Pour regarnir les rangs, on modifie le calcul des heures supplémentaires dans les conventions collectives. Encore aujourd’hui, une infirmière qui a un poste à temps partiel (parfois à peine une journée par semaine) est payée en temps et demi lorsqu’on lui demande de travailler d’autres journées durant la semaine.

Cette mécanique insensée fait en sorte qu’une infirmière à temps partiel peut gagner autant en travaillant quatre jours qu’une infirmière qui a un horaire normal de cinq jours.

Ne vous demandez pas pourquoi on se retrouve aujourd’hui avec 40 % des infirmières à temps partiel ! Et maintenant Québec est obligé d’offrir des primes de 12 000 à 18 000 $ pour les convaincre de travailler à temps plein, d’ici 12 mois.
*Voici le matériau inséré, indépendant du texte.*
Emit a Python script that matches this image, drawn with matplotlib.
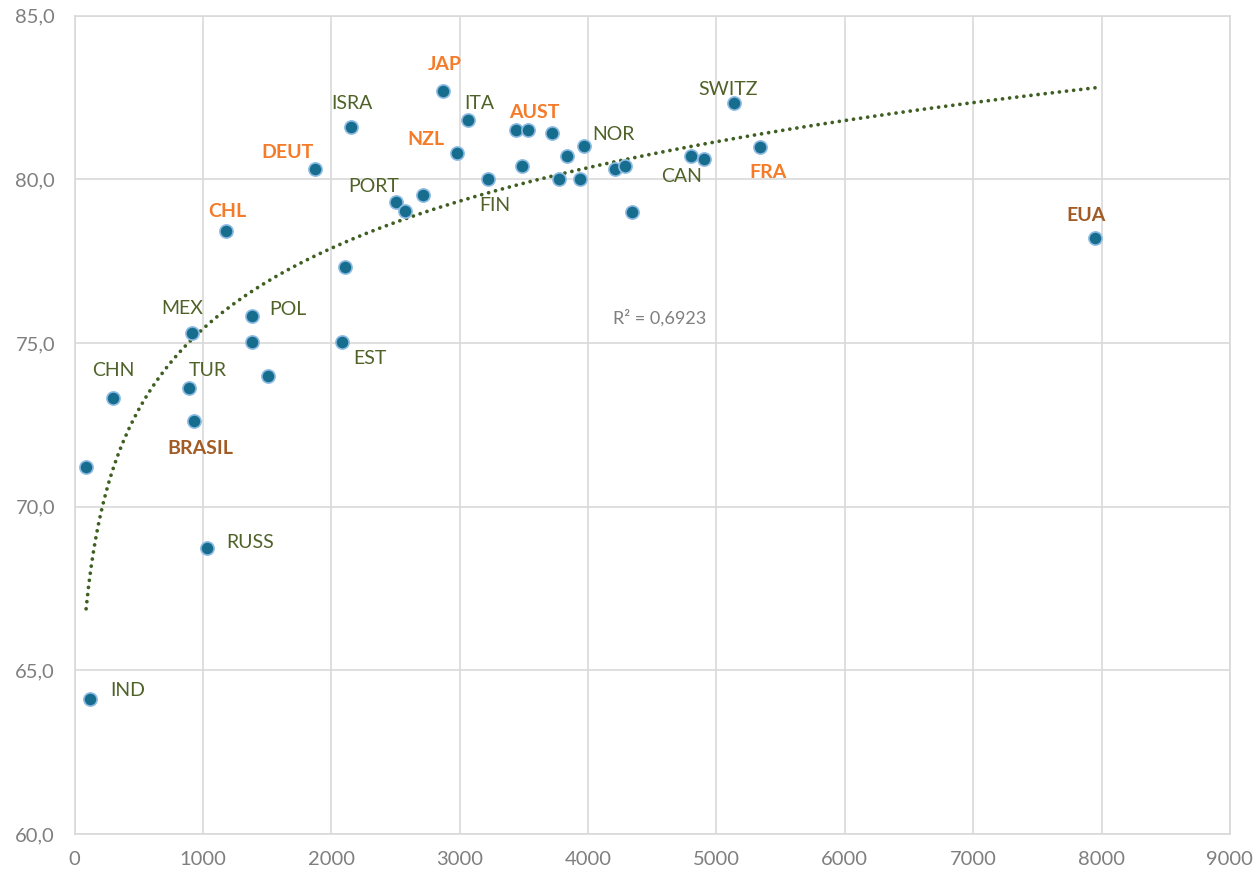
import numpy as np
import matplotlib
matplotlib.use("Agg")
import matplotlib.pyplot as plt

# spending per capita (x) vs life expectancy (y)
x_vals = [121, 90, 302, 913, 894, 933, 1029, 1385, 1385, 1504,
          2081, 1180, 1873, 2156, 2104, 2501, 2574, 2712, 2872, 3062,
          2977, 3218, 3436, 3535, 3716, 3483, 3838, 3971, 3776, 3937,
          4210, 4287, 4340, 4801, 4905, 5136, 5339, 7949]
y_vals = [64.12, 71.21, 73.31, 75.31, 73.62, 72.62, 68.73, 75.83, 75.02, 74.00,
          75.02, 78.41, 80.31, 81.60, 77.31, 79.32, 79.03, 79.52, 82.71, 81.81,
          80.81, 80.01, 81.51, 81.51, 81.41, 80.41, 80.71, 81.02, 80.01, 80.01,
          80.32, 80.41, 79.01, 80.71, 80.62, 82.32, 81.00, 78.21]
names = ["IND", "", "CHN", "MEX", "TUR", "BRASIL", "RUSS", "POL", "", "",
         "EST", "CHL", "DEUT", "ISRA", "", "PORT", "", "", "JAP", "ITA",
         "NZL", "FIN", "", "AUST", "", "", "", "NOR", "", "",
         "", "", "", "CAN", "", "SWITZ", "FRA", "EUA"]

# label offsets in pixels and label style group
offsets = {
    "JAP": (2, 26), "ISRA": (1, 24), "ITA": (12, 17), "AUST": (6, 17),
    "NZL": (-31, 13), "NOR": (29, 11), "SWITZ": (-6, 14), "DEUT": (-27, 17),
    "PORT": (-22, 15), "FIN": (7, -26), "CAN": (-9, -20), "FRA": (8, -26),
    "CHL": (1, 20), "EUA": (-9, 22), "MEX": (-10, 24), "POL": (36, 6),
    "CHN": (0, 28), "TUR": (18, 18), "EST": (28, -16), "BRASIL": (6, -28),
    "RUSS": (43, 6), "IND": (38, 9),
}
orange = ["JAP", "AUST", "NZL", "DEUT", "FRA", "CHL"]
brown = ["EUA", "BRASIL"]

plt.rcParams['font.family'] = ['Lato', 'DejaVu Sans']

fig = plt.figure(figsize=(12.55, 8.74), dpi=100)
ax = fig.add_axes([0.0594, 0.0458, 0.9206, 0.9362])

x = np.array(x_vals, dtype=float)
y = np.array(y_vals, dtype=float)

# logarithmic trend line
a, b = np.polyfit(np.log(x), y, 1)
xt = np.linspace(x.min(), x.max(), 400)
ax.plot(xt, a * np.log(xt) + b, color="#3F5F22", lw=2.7,
        linestyle=(0, (0.01, 1.9)), dash_capstyle="round", zorder=2)

ax.scatter(x, y, s=90, color="#176D8D", edgecolor="#8DBBE3", linewidth=1.2, zorder=3)

for xi, yi, nm in zip(x, y, names):
    if not nm:
        continue
    if nm in orange:
        col, fw = "#F47B29", "bold"
    elif nm in brown:
        col, fw = "#A15C26", "bold"
    else:
        col, fw = "#4F6228", "normal"
    ax.annotate(nm, (xi, yi), xytext=offsets[nm], textcoords="offset pixels",
                ha="center", va="center", fontsize=14, color=col, fontweight=fw, zorder=4)

ax.text(4560, 75.76, "R² = 0,6923", fontsize=13, color="#7F7F7F", ha="center", va="center")

ax.set_xlim(0, 9000)
ax.set_ylim(60, 85)
ax.set_xticks(range(0, 9001, 1000))
ax.set_yticks([60, 65, 70, 75, 80, 85])
ax.set_yticklabels([f"{v:.1f}".replace(".", ",") for v in [60, 65, 70, 75, 80, 85]])
ax.grid(True, color="#D9D9D9", lw=1.2)
ax.set_axisbelow(True)
for s in ax.spines.values():
    s.set_color("#D9D9D9")
    s.set_linewidth(1.2)
ax.tick_params(length=0, labelsize=14.5, labelcolor="#7F7F7F")
ax.tick_params(axis="y", pad=14)
ax.tick_params(axis="x", pad=12)

fig.savefig("out.png", dpi=100)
Bien sûr, la vraie solution est l’abolition de ce système de fausses heures supplémentaires qui devrait commencer à disparaître avec la prochaine convention collective. Ce ne sera pas trop tôt.

Mais au-delà de l’argent, c’est un véritable changement de culture qu’il faut opérer pour retenir les infirmières. Ce n’est pas leur salaire qui les désespère, mais leurs conditions de travail.

Ici, Québec est resté bien timide.

À terme, le ministre de la Santé, Christian Dubé, dit vouloir « réduire à sa plus simple expression » le recours aux agences de placement privées qui gangrènent le système public. On aurait souhaité un engagement plus ferme, avec un calendrier précis.

On aurait aussi voulu que Québec mette définitivement un terme à la dictature des heures supplémentaires obligatoires qui est l’apothéose de la mauvaise organisation du travail dans les hôpitaux.

Forcer une infirmière à travailler 16 heures de suite n’a aucun sens, ni pour elle, ni pour sa famille, ni pour les patients qu’elle soigne.

C’est tout simplement inhumain.

Mais depuis la réforme de Gaétan Barrette, les décisions ont été centralisées et les horaires sont gérés par de froids systèmes informatiques qui ne peuvent pas exercer un jugement en fonction de ce qui se passe sur le terrain.

Il faut revenir à la base, nommer des cheffes d’équipe compétentes à l’échelle locale.

En s’inspirant des hôpitaux anglophones qui s’en tirent mieux, il faut redonner les commandes à des équipes de proximité qui peuvent mieux s’entraider, mieux organiser les horaires en tenant compte des besoins de chacun.

En réinvestissant, on pourrait d’ailleurs prévoir dans ces équipes davantage d’employés que le nombre nécessaire pour faire le travail, afin de ne pas toujours se retrouver dans le pétrin à la moindre absence.

Évidemment, on ne peut pas cloner les infirmières. Mais en embauchant 3000 employés administratifs d’ici un an, Québec va au moins les libérer de la paperasse qui occupe parfois le tiers de leur temps.

Restes qu’on aurait pu s’attendre à ce que le gouvernement lance une vaste offensive pour soutenir les projets de réorganisation à travers le réseau. Mais non.

Québec mise plutôt sur la mise en application de la nouvelle convention collective pour transformer la culture de travail.

Ça reste à voir.

Chose certaine, il faut remettre les infirmières au cœur des décisions. C’est la meilleure façon de les mobiliser. Bien plus que des primes qui n’auront pas un impact durable si on ne s’attaque pas à la racine du mal.